#### SET EXERCISE:
Could the lines from the start of the data through the line with "const H = 1267;" be set down exactly, with no pictures among them?

#### SUPPLIED INFORMATION:
################
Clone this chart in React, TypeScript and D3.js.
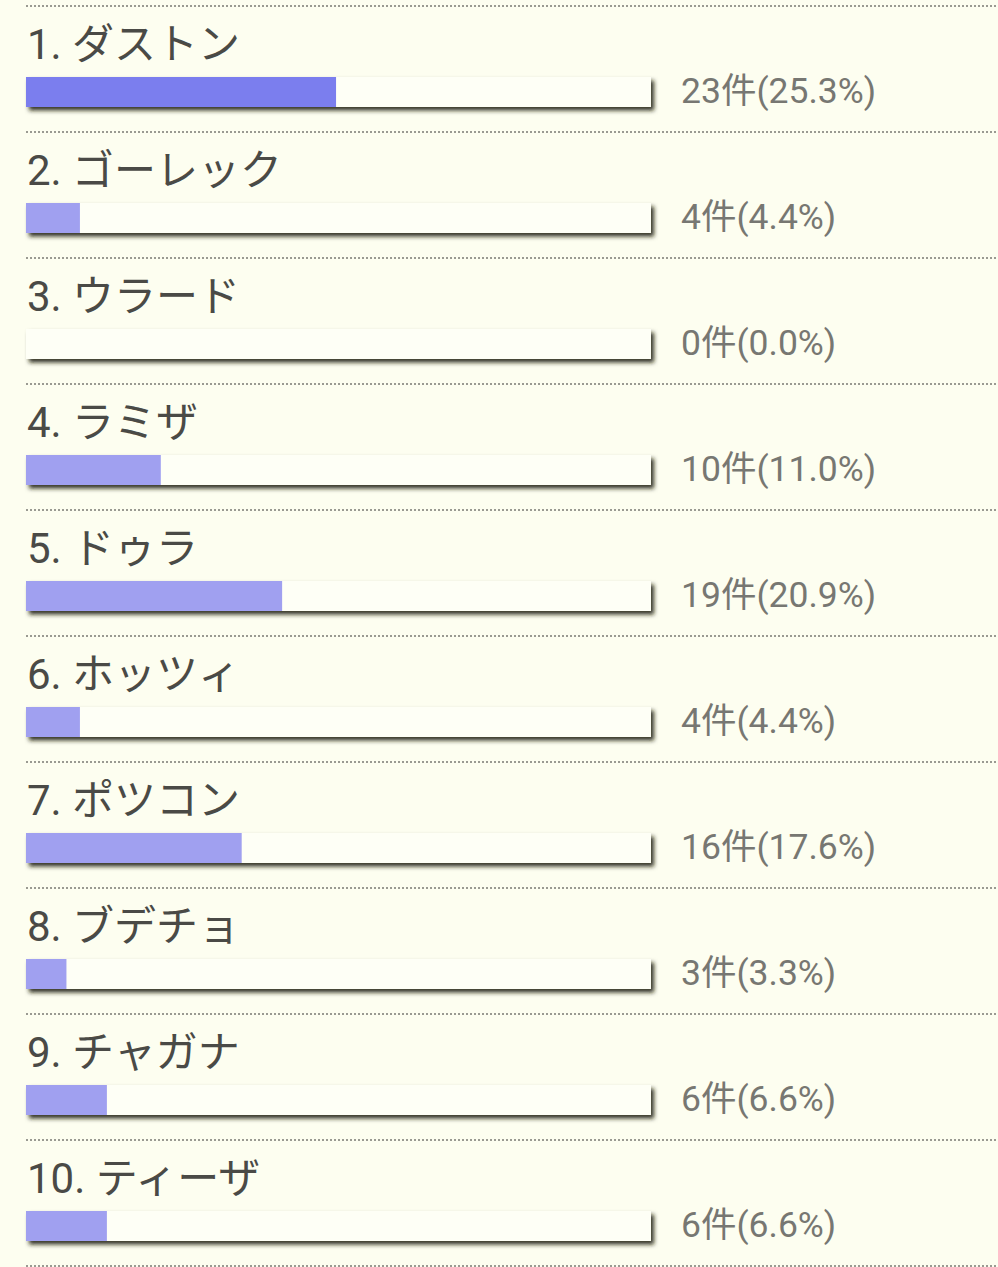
import React from "react";
import * as d3 from "d3";

const names = ["ダストン", "ゴーレック", "ウラード", "ラミザ", "ドゥラ", "ホッツィ", "ポツコン", "ブデチョ", "チャガナ", "ティーザ"];
const counts = [23, 4, 0, 10, 19, 4, 16, 3, 6, 6];
const percents = [25.3, 4.4, 0.0, 11.0, 20.9, 4.4, 17.6, 3.3, 6.6, 6.6];
const percentMax = 51;

const W = 998;
const H = 1267;

export default function App() {
  const rowH = 126;
  const y0 = 6;
  const x = d3.scaleLinear().domain([0, percentMax]).range([26, 651]);
  const rows = d3.range(names.length);
  const lines = d3.range(names.length + 1);
  const font = "Roboto, 'Noto Sans CJK JP', sans-serif";
  return (
    <svg
      width={W}
      height={H}
      style={{ position: "absolute", left: 0, top: 0, background: "#fdfef0" }}
    >
      <defs>
        <filter id="sh" x="-5%" y="-50%" width="110%" height="220%">
          <feDropShadow dx="3" dy="3.5" stdDeviation="2" floodColor="#1a1a10" floodOpacity="0.9" />
        </filter>
      </defs>
      <rect x={0} y={0} width={W} height={H} fill="#fdfef0" />
      {lines.map((i) => (
        <line
          key={"l" + i}
          x1={26}
          x2={W}
          y1={y0 + i * rowH}
          y2={y0 + i * rowH}
          stroke="#9a9a92"
          strokeWidth={2}
          strokeDasharray="2,2"
        />
      ))}
      {rows.map((i) => {
        const top = y0 + i * rowH;
        const full = x.domain()[1];
        return (
          <g key={"r" + i}>
            <text x={27} y={top + 53} fontFamily={font} fontSize={42} fill="#4a4a46">
              {`${i + 1}. ${names[i]}`}
            </text>
            <rect
              x={x(0)}
              y={top + 71}
              width={x(full) - x(0)}
              height={30}
              fill="#fefff6"
              filter="url(#sh)"
            />
            <rect
              x={x(0)}
              y={top + 71}
              width={x(percents[i]) - x(0)}
              height={30}
              fill={i === 0 ? "#7b7eee" : "#a0a0f0"}
            />
            <text x={681} y={top + 97} fontFamily={font} fontSize={35.5} fill="#777772">
              {`${counts[i]}件(${percents[i].toFixed(1)}%)`}
            </text>
          </g>
        );
      })}
    </svg>
  );
}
################
#### WRITTEN RESPONSE:
Clone this chart in React, TypeScript and D3.js.
import React from "react";
import * as d3 from "d3";

const names = ["ダストン", "ゴーレック", "ウラード", "ラミザ", "ドゥラ", "ホッツィ", "ポツコン", "ブデチョ", "チャガナ", "ティーザ"];
const counts = [23, 4, 0, 10, 19, 4, 16, 3, 6, 6];
const percents = [25.3, 4.4, 0.0, 11.0, 20.9, 4.4, 17.6, 3.3, 6.6, 6.6];
const percentMax = 51;

const W = 998;
const H = 1267;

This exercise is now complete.